_Written problem:_ Repeat the material exactly from its first line to the line that includes "import pandas as pd". Skip pictures.

_Dataset content:_

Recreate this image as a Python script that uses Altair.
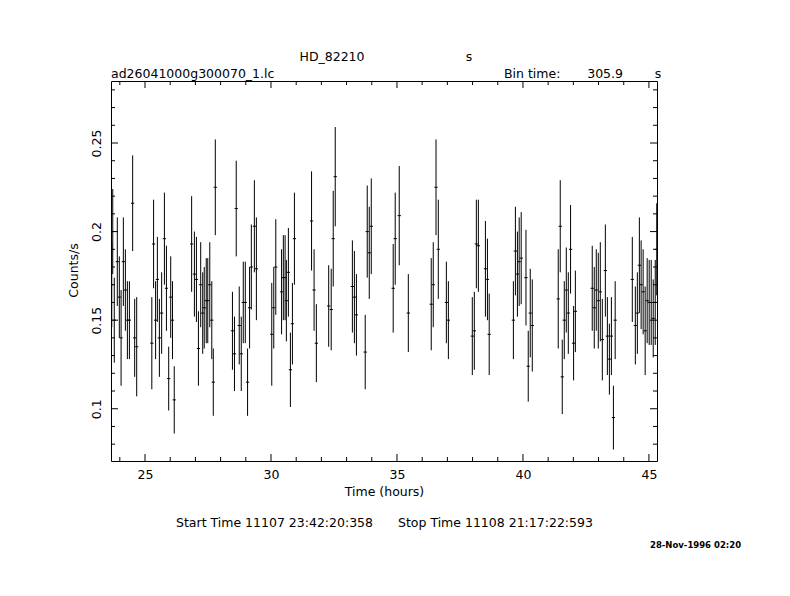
import altair as alt
import pandas as pd

# ---- light-curve data (time in hours, count rate, 1-sigma error) ----
time_hours = [
    23.68, 23.72, 23.78, 23.90, 23.98, 24.05, 24.14, 24.22, 24.30, 24.38, 24.51, 24.59, 24.67,
    25.27, 25.34, 25.42, 25.49, 25.57, 25.66, 25.77, 25.85, 25.94, 26.02, 26.09, 26.16,
    26.85, 26.96, 27.04, 27.12, 27.21, 27.29, 27.35, 27.43, 27.49, 27.57, 27.65, 27.71, 27.79,
    28.47, 28.55, 28.62, 28.74, 28.82, 28.90, 28.98, 29.07, 29.15, 29.22, 29.34, 29.42,
    30.03, 30.11, 30.19, 30.42, 30.49, 30.56, 30.61, 30.69, 30.77, 30.85, 30.93,
    31.61, 31.71, 31.80, 32.29, 32.39, 32.47, 32.55, 33.23, 33.31, 33.39, 33.74, 33.82, 33.90, 33.98,
    34.85, 34.93, 35.09, 35.45, 36.36, 36.44, 36.55, 36.64, 36.96, 37.04,
    37.99, 38.07, 38.15, 38.23, 38.51, 38.59, 38.66,
    39.62, 39.70, 39.78, 39.85, 39.93, 40.12, 40.21, 40.29, 40.37,
    41.40, 41.48, 41.56, 41.64, 41.72, 41.80, 41.89, 42.01, 42.08,
    42.75, 42.83, 42.91, 42.99, 43.07, 43.15, 43.27, 43.35, 43.43, 43.51, 43.59, 43.66,
    44.34, 44.46, 44.54, 44.62, 44.69, 44.77, 44.85, 44.93, 45.01, 45.09, 45.17, 45.25, 45.31,
]
rate = [
    0.170, 0.200, 0.150, 0.183, 0.163, 0.140, 0.183, 0.167, 0.150, 0.150, 0.216, 0.140, 0.135,
    0.137, 0.193, 0.150, 0.173, 0.140, 0.154, 0.196, 0.168, 0.117, 0.163, 0.150, 0.105,
    0.193, 0.176, 0.173, 0.134, 0.170, 0.154, 0.157, 0.161, 0.161, 0.170, 0.150, 0.115, 0.225,
    0.144, 0.131, 0.213, 0.147, 0.131, 0.160, 0.160, 0.115, 0.157, 0.180, 0.203, 0.179,
    0.142, 0.157, 0.180, 0.166, 0.174, 0.174, 0.161, 0.177, 0.122, 0.148, 0.196,
    0.206, 0.167, 0.137, 0.158, 0.156, 0.196, 0.231, 0.169, 0.163, 0.153, 0.132, 0.200, 0.188, 0.203,
    0.168, 0.196, 0.209, 0.154, 0.159, 0.170, 0.225, 0.190, 0.160, 0.150,
    0.141, 0.144, 0.193, 0.192, 0.179, 0.173, 0.142,
    0.150, 0.189, 0.176, 0.183, 0.185, 0.174, 0.124, 0.154, 0.147,
    0.162, 0.203, 0.118, 0.150, 0.167, 0.154, 0.190, 0.137, 0.155,
    0.168, 0.157, 0.167, 0.161, 0.166, 0.139, 0.178, 0.141, 0.128, 0.141, 0.095, 0.150,
    0.173, 0.147, 0.154, 0.181, 0.170, 0.166, 0.144, 0.161, 0.160, 0.160, 0.151, 0.160, 0.190,
]
rate_err = [
    0.024, 0.024, 0.024, 0.025, 0.023, 0.027, 0.025, 0.023, 0.022, 0.022, 0.027, 0.022, 0.028,
    0.026, 0.025, 0.022, 0.024, 0.022, 0.023, 0.026, 0.024, 0.018, 0.023, 0.022, 0.019,
    0.027, 0.024, 0.024, 0.021, 0.024, 0.023, 0.023, 0.024, 0.024, 0.024, 0.022, 0.019, 0.027,
    0.022, 0.021, 0.027, 0.022, 0.021, 0.023, 0.023, 0.019, 0.023, 0.024, 0.026, 0.029,
    0.029, 0.023, 0.027, 0.024, 0.024, 0.024, 0.023, 0.025, 0.021, 0.023, 0.026,
    0.028, 0.023, 0.022, 0.023, 0.023, 0.027, 0.028, 0.026, 0.026, 0.023, 0.021, 0.026, 0.026, 0.027,
    0.025, 0.026, 0.028, 0.022, 0.026, 0.024, 0.027, 0.028, 0.023, 0.022,
    0.022, 0.022, 0.025, 0.026, 0.027, 0.023, 0.023,
    0.022, 0.025, 0.024, 0.025, 0.026, 0.027, 0.020, 0.025, 0.026,
    0.028, 0.026, 0.021, 0.022, 0.024, 0.023, 0.025, 0.021, 0.023,
    0.024, 0.023, 0.023, 0.027, 0.028, 0.023, 0.026, 0.022, 0.020, 0.022, 0.018, 0.022,
    0.024, 0.022, 0.023, 0.027, 0.025, 0.024, 0.025, 0.024, 0.024, 0.024, 0.022, 0.024, 0.026,
]

# ---- axis ticks ----
x_major = [25, 30, 35, 40, 45]
x_minor = [24, 26, 27, 28, 29, 31, 32, 33, 34, 36, 37, 38, 39, 41, 42, 43, 44]
y_major = [0.10, 0.15, 0.20, 0.25]
y_minor = [0.08, 0.09, 0.11, 0.12, 0.13, 0.14, 0.16, 0.17, 0.18, 0.19,
           0.21, 0.22, 0.23, 0.24, 0.26, 0.27, 0.28]

W, H = 546, 380
X_DOMAIN = [23.65, 45.32]
Y_DOMAIN = [0.0705, 0.285]
HALF_BIN = 0.065
FONT = "DejaVu Sans"
FS = 12.5

xs = alt.Scale(domain=X_DOMAIN, nice=False, zero=False)
ys = alt.Scale(domain=Y_DOMAIN, nice=False, zero=False)

x_axis = alt.Axis(values=x_major, format="d", ticks=False, tickSize=0, domain=False, grid=False,
                  labelFont=FONT, labelFontSize=FS, labelColor="black", labelPadding=7,
                  title="Time (hours)", titleFont=FONT, titleFontSize=FS, titleFontWeight="normal",
                  titleColor="black", titleX=W / 2, titleY=30, titleAlign="center",
                  titleBaseline="middle", titleAngle=0)
y_axis = alt.Axis(values=y_major, format=".2~f", ticks=False, tickSize=0, domain=False, grid=False,
                  labelFont=FONT, labelFontSize=FS, labelColor="black", labelPadding=8,
                  labelAngle=270, labelAlign="center", labelBaseline="bottom",
                  title="Counts/s", titleFont=FONT, titleFontSize=FS, titleFontWeight="normal",
                  titleColor="black", titleX=-38, titleY=189, titleAngle=270,
                  titleAlign="center", titleBaseline="middle")

df = pd.DataFrame({"t": time_hours, "r": rate, "e": rate_err})

err_bars = alt.Chart(df).transform_calculate(
    lo="datum.r - datum.e", hi="datum.r + datum.e"
).mark_rule(color="black", strokeWidth=1, clip=True).encode(
    x=alt.X("t:Q", scale=xs, axis=x_axis),
    y=alt.Y("lo:Q", scale=ys, axis=y_axis),
    y2="hi:Q",
)

caps = alt.Chart(df).transform_calculate(
    t0=f"datum.t - {HALF_BIN}", t1=f"datum.t + {HALF_BIN}"
).mark_rule(color="black", strokeWidth=1, clip=True).encode(
    x=alt.X("t0:Q", scale=xs, axis=x_axis),
    x2="t1:Q",
    y=alt.Y("r:Q", scale=ys, axis=y_axis),
)


def xticks(vals, length):
    d = pd.DataFrame({"v": vals})
    bottom = alt.Chart(d).mark_rule(color="black", strokeWidth=1).encode(
        x=alt.X("v:Q", scale=xs, axis=x_axis), y=alt.value(H), y2=alt.value(H - length))
    top = alt.Chart(d).mark_rule(color="black", strokeWidth=1).encode(
        x=alt.X("v:Q", scale=xs, axis=x_axis), y=alt.value(0), y2=alt.value(length))
    return [bottom, top]


def yticks(vals, length):
    d = pd.DataFrame({"v": vals})
    left = alt.Chart(d).mark_rule(color="black", strokeWidth=1).encode(
        y=alt.Y("v:Q", scale=ys, axis=y_axis), x=alt.value(0), x2=alt.value(length))
    right = alt.Chart(d).mark_rule(color="black", strokeWidth=1).encode(
        y=alt.Y("v:Q", scale=ys, axis=y_axis), x=alt.value(W), x2=alt.value(W - length))
    return [left, right]


def label(text, x, y, align="left", size=FS, weight="normal"):
    d = pd.DataFrame({"s": [text]})
    return alt.Chart(d).mark_text(
        align=align, baseline="middle", font=FONT, fontSize=size, fontWeight=weight, color="black"
    ).encode(x=alt.value(x), y=alt.value(y), text="s:N")


texts = [
    label("HD_82210", 221, -24, align="center"),
    label("s", 358, -24, align="center"),
    label("ad26041000g300070_1.lc", 0, -7),
    label("Bin time:", 393, -7),
    label("305.9", 512, -7, align="right"),
    label("s", 547, -7, align="center"),
    label("Start Time 11107 23:42:20:358", 65, 442),
    label("Stop Time 11108 21:17:22:593", 287, 442),
    label("28-Nov-1996 02:20", 539, 464, size=8.5, weight="bold"),
]

layers = [err_bars, caps] + xticks(x_major, 7) + xticks(x_minor, 4) + \
    yticks(y_major, 7) + yticks(y_minor, 4) + texts

chart = alt.layer(*layers).properties(
    width=W, height=H,
    autosize=alt.AutoSizeParams(type="none"),
    padding={"left": 103, "top": 73, "right": 120, "bottom": 120},
    background="white",
).configure_view(stroke="black", strokeWidth=1)

chart.save("out.html", embed_options={"renderer": "svg", "actions": False})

_Complete answer:_
Recreate this image as a Python script that uses Altair.
import altair as alt
import pandas as pd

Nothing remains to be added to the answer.